4.3.7 Further Considerations
As we have indicated, the usefulness of linear regression lies in our ability to use the model to make predictions when we don’t have observed values of x and y. Recall that we substituted Toronto’s latitude (which we did know) into our linear model to predict a value for its average April temperature (which we didn’t know). We obtained a reasonable estimate for this temperature (about 48˚F) because Toronto’s latitude is similar to the other cities’ upon which we built our model.
Making predictions using values of the explanatory variable that lie within the range of the given x-values generally produces y-values that are appropriate estimates. On the other hand, making predictions using values of the explanatory variable outside the range of the given data is called extrapolation. The linear regression model is a mathematical equation into which you can substitute any number you like.

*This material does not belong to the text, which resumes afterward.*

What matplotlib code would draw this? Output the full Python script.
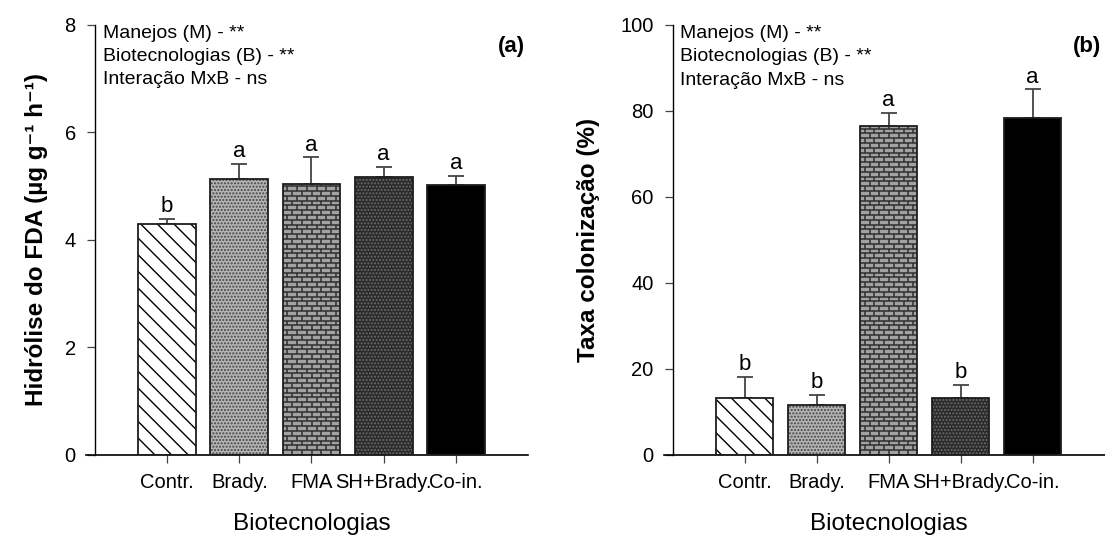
import numpy as np
import matplotlib.pyplot as plt

plt.rcParams['font.family'] = ['Liberation Sans', 'DejaVu Sans']
plt.rcParams['hatch.linewidth'] = 1.0

# dados (media e erro padrao) por biotecnologia
categorias = ['Contr.', 'Brady.', 'FMA', 'SH+Brady.', 'Co-in.']

fda = [4.29, 5.13, 5.04, 5.16, 5.02]
fda_erro = [0.09, 0.28, 0.49, 0.20, 0.16]
fda_letras = ['b', 'a', 'a', 'a', 'a']

colonizacao = [13.3, 11.7, 76.6, 13.3, 78.4]
colonizacao_erro = [4.8, 2.3, 3.0, 3.0, 6.6]
col_letras = ['b', 'b', 'a', 'b', 'a']

anova = ['Manejos (M) - **', 'Biotecnologias (B) - **', 'Interação MxB - ns']

# estilo de preenchimento de cada barra: (cor de fundo, cor da textura, hatch)
estilos = [('white', 'black', '\\\\'),
           ('#b4b4b4', '#454545', '.....'),
           ('#a2a2a2', None, None),        # tijolos, desenhados a parte
           ('#2a2a2a', '#6a6a6a', '.....'),
           ('black', None, None)]

x = np.arange(1, len(categorias) + 1)
largura = 0.8


def tijolos(ax, xc, altura):
    # textura de tijolos dentro da barra (em pixels -> dados)
    p0 = ax.transData.transform((0, 0))
    p1 = ax.transData.transform((1, 1))
    px_x = p1[0] - p0[0]
    px_y = p1[1] - p0[1]
    passo = 4.8 / px_y
    comp = 9.7 / px_x
    x0 = xc - largura / 2
    x1 = xc + largura / 2
    rect = plt.Rectangle((x0, 0), largura, altura, transform=ax.transData)
    linhas = np.arange(0, altura, passo)
    for i, y in enumerate(linhas):
        ax.hlines(y, x0, x1, color='#2e2e2e', lw=1.1, zorder=2.5, clip_path=rect)
        desloc = 0 if i % 2 == 0 else comp / 2
        for xv in np.arange(x0 + desloc, x1, comp):
            ax.vlines(xv, y, y + passo, color='#2e2e2e', lw=1.1, zorder=2.5, clip_path=rect)


def painel(ax, valores, erros, letras, ylim, yticks, ylabel, tag, ylabel_x):
    ax.set_xlim(-0.125, 6)
    ax.set_ylim(ylim)
    for i in range(len(x)):
        cor, cor_h, hatch = estilos[i]
        ax.bar(x[i], valores[i], largura, color=cor, edgecolor=cor_h if cor_h else cor,
               hatch=hatch, linewidth=0, zorder=2)
        if i == 2:
            tijolos(ax, x[i], valores[i])
    ax.bar(x, valores, largura, fill=False, edgecolor='#1e1e1e', linewidth=1.3, zorder=3)
    ax.errorbar(x, valores, yerr=[np.zeros(len(erros)), erros], fmt='none',
                ecolor='#444444', elinewidth=1.3, capsize=5.5, capthick=1.3, zorder=1)
    for xi, v, e, l in zip(x, valores, erros, letras):
        ax.annotate(l, (xi, v + e), xytext=(0, 5), textcoords='offset points',
                    ha='center', va='baseline', fontsize=16)

    ax.spines['top'].set_visible(False)
    ax.spines['right'].set_visible(False)
    ax.spines['left'].set_position(('data', 0))
    ax.spines['left'].set_linewidth(1.0)
    ax.spines['bottom'].set_linewidth(1.2)
    ax.set_xticks(x)
    ax.set_xticklabels(categorias)
    ax.set_yticks(yticks)
    ax.tick_params(axis='both', direction='out', length=5.8, width=0.9,
                   color='#444444', labelsize=14.5)
    ax.tick_params(axis='y', pad=8)
    ax.tick_params(axis='x', pad=7)

    ax.set_xlabel('Biotecnologias', fontsize=17.5)
    ax.xaxis.set_label_coords(0.51, -0.135)
    ax.set_ylabel(ylabel, fontsize=17.5, fontweight='bold')
    ax.yaxis.set_label_coords(ylabel_x, 0.5)

    for k, linha in enumerate(anova):
        ax.text(0.038, 0.97 - 0.0545 * k, linha, transform=ax.transAxes,
                fontsize=14, ha='left', va='baseline')
    ax.text(0.993, 0.95, tag, transform=ax.transAxes, fontsize=16,
            fontweight='bold', ha='right', va='center')


fig = plt.figure(figsize=(11.05, 5.41), dpi=100)
ax1 = fig.add_axes([0.0778, 0.159, 0.4, 0.7955])
ax2 = fig.add_axes([0.6006, 0.159, 0.3991, 0.7948])

painel(ax1, fda, fda_erro, fda_letras, (0, 8), [0, 2, 4, 6, 8],
       'Hidrólise do FDA (µg g⁻¹ h⁻¹)', '(a)', -0.085)
painel(ax2, colonizacao, colonizacao_erro, col_letras, (0, 100), [0, 20, 40, 60, 80, 100],
       'Taxa colonização (%)', '(b)', -0.145)

fig.savefig('out.png', dpi=100)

However, there is an assumption behind the model that the trend displayed in the given data continues indefinitely, which may not be the case at all.
We could use our roller coaster regression model Speed = 26.2547 + 0.2326 \(\times\) Drop to predict the speed of a roller coaster with a drop of 800 feet (or 8000 feet for that matter). For a drop of 800 feet, we would get a predicted speed of about 212 miles per hour. But 800 feet is nearly twice as large a drop as that for Kingda Ka, which has the largest drop (418 feet) in our data set. There is no reason to believe that our linear model is reliable for that large a drop, or that it has produced a reasonable estimate. This is the same issue we faced when we tried to interpret the y-intercept for this linear model. A vertical drop of 0 is outside the range of the given data, so the y-intercept value does not have a sensible practical meaning.
It is common, even if somewhat dangerous, to extrapolate using the linear regression equation. However, as you use x-values farther away from your data values, your estimates become less reliable. Use caution when extrapolating—don’t go very far beyond the given x-values, and exercise a bit of skepticism when reading the results of others’ extrapolation.
In addition, remember that the predictions in the model go only one way—we use values of x to predict values of y, not vice versa. While correlation remains the same when you switch the roles of the explanatory and response variables, the regression model changes when you make the same switch. It is important to decide before you start which variable you want to predict, and make that variable the response variable.
Finally, even if everything goes smoothly—you have a reasonably strong linear relationship, your scatterplot indicates that linear regression is appropriate, and you are not extrapolating (or at least not too far out)—you still must be careful about the conclusions that you draw. In the best of circumstances, correlation and regression suggest that a relationship between two variables exists. They do not imply that the relationship involves cause and effect.
Linear regression is a widely used and effective statistical technique. Linear models are easy to understand, and making predictions is straightforward. It is important to remember, however, that linear regression is not appropriate in all situations. You must be careful about when you use linear regression, and how you interpret the results.